Losses due to nature – Physical risks can vary by region and generally include such events as fire, tornado, hurricane and forest pests, including pine beetles. Historically, the average annual loss for physical risks is less than 1%.1
Overpayment – An economic risk of concern is using too much debt leverage and/or paying too much for a timberland property. If this occurs, the investment suffers a negative impact that is very hard to overcome.
Political and environmental pressures – Outside of the Western United States, action from political and environmental groups has not traditionally been a major factor due to the large base of private timberland ownership.
Decreased consumer demand – The demand for timber can be impacted by factors such as a decline in housing starts, substitution of other finished products such as steel or various recycled materials, and substitution of other raw products such as export substitution from other countries. These factors can be offset by population growth increasing the overall demand for wood products.

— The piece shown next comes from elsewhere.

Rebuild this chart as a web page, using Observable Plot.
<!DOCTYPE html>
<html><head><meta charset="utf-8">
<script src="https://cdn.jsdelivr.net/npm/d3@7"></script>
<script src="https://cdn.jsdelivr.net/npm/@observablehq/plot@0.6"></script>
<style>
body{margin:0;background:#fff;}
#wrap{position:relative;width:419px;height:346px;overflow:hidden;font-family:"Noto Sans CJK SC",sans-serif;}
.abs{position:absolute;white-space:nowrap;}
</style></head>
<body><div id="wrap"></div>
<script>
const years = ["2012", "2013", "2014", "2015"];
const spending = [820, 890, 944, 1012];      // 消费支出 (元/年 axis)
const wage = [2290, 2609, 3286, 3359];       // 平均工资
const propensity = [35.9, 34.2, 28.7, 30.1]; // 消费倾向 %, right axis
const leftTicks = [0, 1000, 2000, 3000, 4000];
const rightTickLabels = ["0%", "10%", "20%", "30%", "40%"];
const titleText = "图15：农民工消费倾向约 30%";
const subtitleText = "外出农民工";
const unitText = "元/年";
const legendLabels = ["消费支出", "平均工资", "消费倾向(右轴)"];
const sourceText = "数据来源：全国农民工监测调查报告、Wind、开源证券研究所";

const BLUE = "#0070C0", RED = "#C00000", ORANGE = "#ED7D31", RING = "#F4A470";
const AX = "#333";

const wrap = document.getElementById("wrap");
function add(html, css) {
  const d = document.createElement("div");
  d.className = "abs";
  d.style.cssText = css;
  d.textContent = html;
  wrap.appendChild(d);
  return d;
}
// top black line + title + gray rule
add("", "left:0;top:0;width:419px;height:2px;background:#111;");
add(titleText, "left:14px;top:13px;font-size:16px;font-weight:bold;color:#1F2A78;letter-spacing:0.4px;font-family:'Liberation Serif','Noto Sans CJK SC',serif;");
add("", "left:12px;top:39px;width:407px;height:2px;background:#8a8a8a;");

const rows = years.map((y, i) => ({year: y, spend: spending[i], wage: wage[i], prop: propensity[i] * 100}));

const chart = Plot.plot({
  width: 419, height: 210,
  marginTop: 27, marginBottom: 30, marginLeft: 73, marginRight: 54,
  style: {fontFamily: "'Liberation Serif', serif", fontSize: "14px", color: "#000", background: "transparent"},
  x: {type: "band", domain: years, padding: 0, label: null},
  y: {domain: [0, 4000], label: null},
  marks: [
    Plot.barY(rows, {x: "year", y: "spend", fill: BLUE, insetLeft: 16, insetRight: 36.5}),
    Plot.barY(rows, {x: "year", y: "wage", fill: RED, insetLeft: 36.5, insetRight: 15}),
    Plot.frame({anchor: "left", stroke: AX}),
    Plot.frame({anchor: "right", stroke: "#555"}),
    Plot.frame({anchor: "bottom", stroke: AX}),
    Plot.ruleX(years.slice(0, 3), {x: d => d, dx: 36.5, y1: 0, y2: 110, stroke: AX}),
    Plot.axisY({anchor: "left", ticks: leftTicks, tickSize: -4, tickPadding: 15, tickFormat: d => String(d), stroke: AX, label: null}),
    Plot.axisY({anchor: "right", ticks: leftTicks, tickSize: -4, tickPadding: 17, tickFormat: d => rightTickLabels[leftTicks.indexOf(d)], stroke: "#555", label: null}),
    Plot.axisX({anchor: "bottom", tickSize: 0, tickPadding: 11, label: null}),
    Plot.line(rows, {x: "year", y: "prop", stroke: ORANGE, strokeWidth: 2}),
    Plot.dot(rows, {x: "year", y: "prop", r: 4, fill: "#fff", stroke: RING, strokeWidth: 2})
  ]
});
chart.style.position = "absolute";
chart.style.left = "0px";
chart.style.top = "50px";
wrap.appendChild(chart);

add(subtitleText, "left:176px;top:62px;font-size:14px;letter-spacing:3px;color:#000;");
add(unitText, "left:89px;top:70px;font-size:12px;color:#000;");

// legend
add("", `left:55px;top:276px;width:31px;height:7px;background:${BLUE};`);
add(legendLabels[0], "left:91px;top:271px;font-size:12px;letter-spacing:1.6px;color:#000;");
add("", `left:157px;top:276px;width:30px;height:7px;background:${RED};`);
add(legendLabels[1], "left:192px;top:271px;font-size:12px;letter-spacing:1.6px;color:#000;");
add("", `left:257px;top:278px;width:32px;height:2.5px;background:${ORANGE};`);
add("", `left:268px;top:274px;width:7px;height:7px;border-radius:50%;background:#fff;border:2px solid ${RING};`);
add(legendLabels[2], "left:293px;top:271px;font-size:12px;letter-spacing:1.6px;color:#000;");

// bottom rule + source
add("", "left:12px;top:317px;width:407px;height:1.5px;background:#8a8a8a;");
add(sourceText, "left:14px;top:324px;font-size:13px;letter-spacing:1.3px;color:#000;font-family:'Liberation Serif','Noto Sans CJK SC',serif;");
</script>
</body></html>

Site quality, land management and value risks – Most TIMOs have relationships with third-party forestry experts. However, to minimize risks associated with land and timber quality and maximize investment returns, it is advantageous to partner with a TIMO that has qualified experts on staff.
Poor local markets for products – Many areas with expansive timberlands have few nearby production markets. Overhead costs related to transporting harvested timber to mills negatively impact profits. We have the in-house ability to evaluate local mill density for wood products, which promotes competitive pricing for the products harvested.
Other risks – Risks, such as short-term price volatility, interest rate fluctuations and the lack of immediate liquidity, should be considered in your investment decision.
1 Source: Stats of major TIMOs, REITs and Weyerhaeuser per James W. Sewell Company.